Suas últimas refeições foram noodles. E nos dias finais, quando o diário fica confuso e delirante, ele contou como as aves o divertiam:
Os pássaros brincam, voltam loucos. É um festival. […] Carica! o: bolsa roxa vazia apenas. Helicópteros, já não vejo, vi só um, nem escuto. So quite sos Egiptio… era inútil. Água mosquitos. Boa noite.
Em 25 de dezembro, anotou: Hoje é o sexto dia. Embaixo da data, acrescentou as palavras: Fum Fum Fum. É o título de uma música catalã tradicional de Natal (fum, em catalão, significa “fumaça”). “Acredito que essa anotação tenha sido uma forma de ele sentir que celebrava o Natal conosco, em família”, diz sua irmã. Ferrara não escreveu mais nada depois desse dia.
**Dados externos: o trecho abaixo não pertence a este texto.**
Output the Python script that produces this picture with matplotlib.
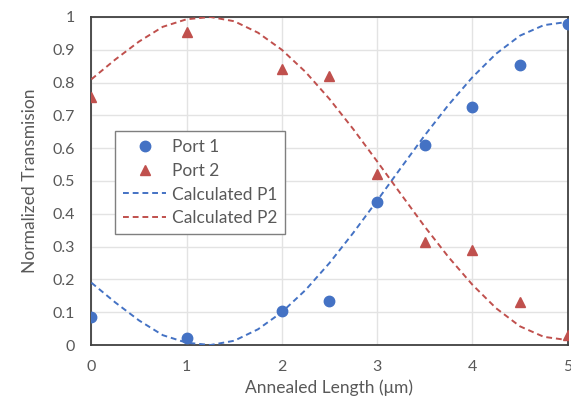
import numpy as np
import matplotlib.pyplot as plt

plt.rcParams['font.family'] = ['Lato', 'DejaVu Sans']

# measured points
length = [0, 1, 2, 2.5, 3, 3.5, 4, 4.5, 5]
port1 = [0.085, 0.02, 0.105, 0.135, 0.435, 0.61, 0.725, 0.855, 0.98]
port2 = [0.755, 0.955, 0.84, 0.82, 0.52, 0.315, 0.29, 0.13, 0.03]

# calculated curves
calc_x = [0, 0.25, 0.5, 0.75, 1.0, 1.25, 1.5, 1.75, 2.0, 2.25, 2.5,
          2.75, 3.0, 3.25, 3.5, 3.75, 4.0, 4.25, 4.5, 4.75, 5.0]
calc_p1 = [0.19, 0.13, 0.075, 0.03, 0.007, 0.0, 0.013, 0.048, 0.10, 0.168, 0.25,
           0.342, 0.44, 0.54, 0.639, 0.732, 0.816, 0.888, 0.943, 0.975, 0.985]
calc_p2 = [0.81, 0.87, 0.925, 0.97, 0.993, 1.0, 0.987, 0.952, 0.90, 0.832, 0.75,
           0.658, 0.56, 0.46, 0.361, 0.268, 0.184, 0.112, 0.057, 0.025, 0.015]

blue = '#4472C4'
red = '#C0504D'
grey = '#595959'

fig, ax = plt.subplots(figsize=(5.71, 4.04), dpi=100)
fig.subplots_adjust(left=0.16, right=0.994, top=0.958, bottom=0.146)

ax.plot(length, port1, 'o', color=blue, markersize=7.5, label='Port 1', zorder=4)
ax.plot(length, port2, '^', color=red, markersize=7.5, label='Port 2', zorder=4)
ax.plot(calc_x, calc_p1, '--', color=blue, lw=1.4, dashes=(3, 2), label='Calculated P1', zorder=3)
ax.plot(calc_x, calc_p2, '--', color=red, lw=1.4, dashes=(3, 2), label='Calculated P2', zorder=3)

ax.set_xlim(0, 5)
ax.set_ylim(0, 1)
ax.set_xticks(range(6))
ax.set_yticks(np.arange(0, 1.01, 0.1), ['0', '0.1', '0.2', '0.3', '0.4', '0.5',
                                        '0.6', '0.7', '0.8', '0.9', '1'])
ax.grid(True, color='#E3E3E3', lw=1)
ax.set_axisbelow(True)
ax.tick_params(length=0, labelsize=11.5, labelcolor=grey)
ax.tick_params(axis='x', pad=11)
ax.tick_params(axis='y', pad=12)
for s in ax.spines.values():
    s.set_color('#404040')
    s.set_linewidth(1.3)

ax.set_xlabel('Annealed Length (\u03bcm)', fontsize=12.5, color=grey, labelpad=4)
ax.set_ylabel('Normalized Transmision', fontsize=12.5, color=grey, labelpad=10)

leg = ax.legend(loc='upper left', bbox_to_anchor=(0.05, 0.652), fontsize=12.5,
                fancybox=False, edgecolor='#7F7F7F', framealpha=1,
                handlelength=2.5, handletextpad=0.3, labelspacing=0.45,
                borderpad=0.45, borderaxespad=0)
for t in leg.get_texts():
    t.set_color(grey)

fig.savefig('out.png', dpi=100)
Hugo Ferrara trabalhava em Londres como agente de turismo. Gostava de circo, de dançar e de viajar. Era alegre e teimoso, segundo Paola. “Ninguém mudava sua opinião”, ela conta. “Amigos que estavam com ele na Chapada dos Veadeiros falaram que não tinha medo de nada. Tinha muita capacidade física, mas não tinha consciência do poder da natureza.”
Paola pensa em escrever a história de Hugo Ferrara para conscientizar viajantes sobre a importância de cada um conhecer seus limites e respeitar a natureza. Instrutora de meditação, ela sente uma conexão especial com a Chapada Diamantina, em especial com o Vale do Capão, onde seu irmão morreu. O lugar é um destino famoso de viajantes em busca de espiritualidade, e Paola tem vontade de morar lá. Na Espanha, quando percebem que ela fala português e perguntam qual é sua ligação com o Brasil, ela costuma responder: “Tenho família na Bahia. Parte do meu coração está lá.”